Filthy language. Corrupt words. Evil speaking. Foolish talking. Coarse jesting. The Bible is clear: there are some things that just aren’t fitting for a Christian to say. The reason has little to do with how the words themselves became filthy—and everything to do with our hearts.
Words reflect the heart
Jesus warned, “Out of the abundance of the heart the mouth speaks. A good man out of the good treasure of his heart brings forth good things, and an evil man out of the evil treasure brings forth evil things. But I say to you that for every idle word men may speak, they will give account of it in the day of judgment. For by your words you will be justified, and by your words you will be condemned” (Matthew 12:34-37).
If we make a point of using crass, vulgar words—whether for shock value or simply to add emphasis—what does this say about our character?
Being a Christian requires acknowledging that God has placed some things off-limits—things that degrade us, harm us or make us less than we should be.
Vulgar language is one of those things. If our words reflect the heart, and if our goal is to develop godly character—to pursue righteousness and purity—how can we justify using words whose only real function is to insult, shock and offend?
Words fitly spoken
Paul wrote about using words to edify, or build each other up. The book of Proverbs compares “a word fitly spoken” to the beautiful craftsmanship of “apples of gold in settings of silver” (Proverbs 25:11), and describes “a word spoken in due season” as a source of joy and goodness (Proverbs 15:23).
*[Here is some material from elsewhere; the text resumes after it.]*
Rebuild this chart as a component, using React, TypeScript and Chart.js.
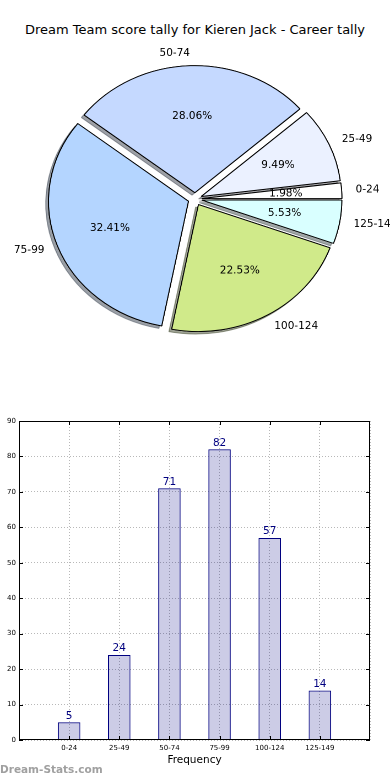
import React, { useEffect, useRef } from 'react';
import { Chart, registerables } from 'chart.js';

Chart.register(...registerables);

// ---------- data ----------
const chartTitle = 'Dream Team score tally for Kieren Jack - Career tally';
const categories = ['0-24', '25-49', '50-74', '75-99', '100-124', '125-149'];
const frequencies = [5, 24, 71, 82, 57, 14];
const sliceColors = ['#ffffff', '#ebf1ff', '#c5d9ff', '#b4d5ff', '#d0ea8a', '#d9ffff'];
const yAxisMin = 0;
const yAxisMax = 90;
const yAxisStep = 10;
const xAxisTitle = 'Frequency';
const watermark = 'Dream-Stats.com';

// ---------- layout / style constants ----------
const FONT = '"DejaVu Sans", Verdana, sans-serif';
const PIE_W = 354;
const PIE_H = 400;
const SX = 390 / PIE_W; // horizontal stretch (matplotlib pie on non-equal axes)
const PIE_RADIUS = 127;
const EXPLODE = 0.05;
const SHADOW = 0.02;

// pie goes counter-clockwise from 3 o'clock in the reference; Chart.js goes clockwise
const pieLabels = [...categories].reverse();
const pieValues = [...frequencies].reverse();
const pieColors = [...sliceColors].reverse();

function shadowOf(hex: string) {
  const n = parseInt(hex.slice(1), 16);
  const r = (n >> 16) & 255, g = (n >> 8) & 255, b = n & 255;
  return `rgba(${Math.round(r * 0.3)},${Math.round(g * 0.3)},${Math.round(b * 0.3)},0.5)`;
}

function drawStretchedText(ctx: CanvasRenderingContext2D, text: string, x: number, y: number, align: CanvasTextAlign) {
  ctx.save();
  ctx.translate(x, y);
  ctx.scale(1 / SX, 1);
  ctx.textAlign = align;
  ctx.textBaseline = 'middle';
  ctx.font = `10.5px ${FONT}`;
  ctx.fillStyle = '#000';
  ctx.fillText(text, 0, 0);
  ctx.restore();
}

const pieDecor = {
  id: 'pieDecor',
  afterDatasetsUpdate(chart: any) {
    const meta = chart.getDatasetMeta(0);
    meta.data.forEach((arc: any) => {
      const mid = (arc.startAngle + arc.endAngle) / 2;
      const d = EXPLODE * arc.outerRadius;
      arc.x += d * Math.cos(mid);
      arc.y += d * Math.sin(mid);
    });
  },
  beforeDatasetsDraw(chart: any) {
    const ctx = chart.ctx as CanvasRenderingContext2D;
    const dpr = chart.currentDevicePixelRatio || 1;
    const meta = chart.getDatasetMeta(0);
    meta.data.forEach((arc: any, i: number) => {
      ctx.save();
      ctx.shadowColor = shadowOf(pieColors[i]);
      ctx.shadowBlur = 0;
      ctx.shadowOffsetX = -SHADOW * arc.outerRadius * dpr;
      ctx.shadowOffsetY = SHADOW * arc.outerRadius * dpr;
      arc.draw(ctx);
      ctx.restore();
    });
  },
  afterDatasetsDraw(chart: any) {
    const ctx = chart.ctx as CanvasRenderingContext2D;
    const meta = chart.getDatasetMeta(0);
    const values: number[] = chart.data.datasets[0].data;
    const total = values.reduce((a, b) => a + b, 0);
    meta.data.forEach((arc: any, i: number) => {
      const mid = (arc.startAngle + arc.endAngle) / 2;
      const c = Math.cos(mid);
      const s = Math.sin(mid);
      const R = arc.outerRadius;
      const pct = ((values[i] / total) * 100).toFixed(2) + '%';
      drawStretchedText(ctx, pct, arc.x + 0.6 * R * c, arc.y + 0.6 * R * s, 'center');
      drawStretchedText(ctx, chart.data.labels[i], arc.x + 1.1 * R * c, arc.y + 1.1 * R * s, c > 0 ? 'left' : 'right');
    });
  },
};

const barDecor = {
  id: 'barDecor',
  afterDraw(chart: any) {
    const ctx = chart.ctx as CanvasRenderingContext2D;
    const a = chart.chartArea;
    const xs = chart.scales.x;
    const ys = chart.scales.y;
    ctx.save();
    // value labels
    const meta = chart.getDatasetMeta(0);
    ctx.font = `10.5px ${FONT}`;
    ctx.fillStyle = '#000080';
    ctx.textAlign = 'center';
    ctx.textBaseline = 'alphabetic';
    meta.data.forEach((bar: any, i: number) => {
      ctx.fillText(String(frequencies[i]), bar.x, bar.y - 3.5);
    });
    // inward tick marks on all four sides
    ctx.strokeStyle = '#000';
    ctx.lineWidth = 1;
    ctx.beginPath();
    categories.forEach((_, i) => {
      const px = Math.round(xs.getPixelForValue(i)) + 0.5;
      ctx.moveTo(px, a.bottom);
      ctx.lineTo(px, a.bottom - 4);
      ctx.moveTo(px, a.top);
      ctx.lineTo(px, a.top + 4);
    });
    ys.ticks.forEach((t: any) => {
      const py = Math.round(ys.getPixelForValue(t.value)) + 0.5;
      ctx.moveTo(a.left, py);
      ctx.lineTo(a.left + 4, py);
      ctx.moveTo(a.right, py);
      ctx.lineTo(a.right - 4, py);
    });
    ctx.stroke();
    // frame
    ctx.strokeRect(Math.round(a.left) + 0.5, Math.round(a.top) + 0.5, Math.round(a.width) - 1, Math.round(a.height) - 1);
    ctx.restore();
  },
};

export default function App() {
  const pieRef = useRef<HTMLCanvasElement>(null);
  const barRef = useRef<HTMLCanvasElement>(null);

  useEffect(() => {
    const pie = new Chart(pieRef.current as HTMLCanvasElement, {
      type: 'pie',
      data: {
        labels: pieLabels,
        datasets: [
          {
            data: pieValues,
            backgroundColor: pieColors,
            borderColor: '#000',
            borderWidth: 0.9,
            offset: 0,
            hoverOffset: 0,
          },
        ],
      },
      options: {
        animation: false,
        responsive: false,
        devicePixelRatio: 2,
        events: [],
        rotation: 90,
        radius: PIE_RADIUS,
        layout: { padding: { left: 0, right: 0, top: 0, bottom: 2 } },
        plugins: { legend: { display: false }, tooltip: { enabled: false }, title: { display: false } },
      } as any,
      plugins: [pieDecor as any],
    });

    const bar = new Chart(barRef.current as HTMLCanvasElement, {
      type: 'bar',
      data: {
        datasets: [
          {
            data: categories.map((_, i) => ({ x: i, y: frequencies[i] })),
            backgroundColor: 'rgba(0,0,128,0.2)',
            borderColor: '#000080',
            borderWidth: 1,
            categoryPercentage: 0.5,
            barPercentage: 0.9,
          } as any,
        ],
      },
      options: {
        animation: false,
        responsive: false,
        events: [],
        layout: { padding: { left: 0, right: 20, top: 21, bottom: 0 } },
        plugins: { legend: { display: false }, tooltip: { enabled: false } },
        scales: {
          x: {
            type: 'linear',
            min: -1,
            max: categories.length,
            offset: false,
            z: 1,
            grid: { offset: false, color: '#b8b8b8', lineWidth: 1, drawTicks: false },
            border: { display: false, dash: [1, 2] },
            ticks: {
              stepSize: 1,
              autoSkip: false,
              maxRotation: 0,
              padding: 4,
              color: '#000',
              font: { size: 7, family: FONT },
              callback: (v: any) => categories[v as number] ?? '',
            },
            title: {
              display: true,
              text: xAxisTitle,
              color: '#000',
              font: { size: 10.5, family: FONT },
              padding: { top: 0, bottom: 13.7 },
            },
            afterFit: (s: any) => {
              s.height = 40;
            },
          },
          y: {
            min: yAxisMin,
            max: yAxisMax,
            z: 1,
            grid: { color: '#b8b8b8', lineWidth: 1, drawTicks: false },
            border: { display: false, dash: [1, 2] },
            ticks: {
              stepSize: yAxisStep,
              padding: 3,
              color: '#000',
              font: { size: 7, family: FONT },
            },
            afterFit: (s: any) => {
              s.width = 19;
            },
          },
        },
      } as any,
      plugins: [barDecor as any],
    });

    return () => {
      pie.destroy();
      bar.destroy();
    };
  }, []);

  return (
    <div
      style={{
        position: 'fixed',
        left: 0,
        top: 0,
        width: 390,
        height: 780,
        background: '#fff',
        overflow: 'hidden',
        fontFamily: FONT,
      }}
    >
      <div
        style={{
          position: 'absolute',
          left: 0,
          top: 22,
          width: 390,
          textAlign: 'center',
          fontSize: 13,
          lineHeight: '16px',
          color: '#000',
          whiteSpace: 'nowrap',
        }}
      >
        {chartTitle}
      </div>
      <div
        style={{
          position: 'absolute',
          left: 0,
          top: 0,
          width: PIE_W,
          height: PIE_H,
          transform: `scaleX(${SX})`,
          transformOrigin: '0 0',
        }}
      >
        <canvas ref={pieRef} width={PIE_W} height={PIE_H} style={{ display: 'block', width: PIE_W, height: PIE_H }} />
      </div>
      <div style={{ position: 'absolute', left: 0, top: 400, width: 390, height: 380 }}>
        <canvas ref={barRef} width={390} height={380} style={{ display: 'block', width: 390, height: 380 }} />
      </div>
      <div
        style={{
          position: 'absolute',
          left: 0,
          top: 763,
          fontSize: 10.5,
          fontWeight: 'bold',
          lineHeight: '13px',
          color: '#a0a0a0',
          whiteSpace: 'nowrap',
        }}
      >
        {watermark}
      </div>
    </div>
  );
}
Even when our words may prove painful and hard to hear (Proverbs 27:6), our goal should be edification—the building up and support of those around us.
Your words are your superpower. You have the opportunity to provide others with “what is good for necessary edification, that it may impart grace to the hearers.” Or you can settle for filthiness, foolish talking and coarse jesting, “which are not fitting.”
Either way, you’re connecting worlds.
Make sure you’re connecting the right ones.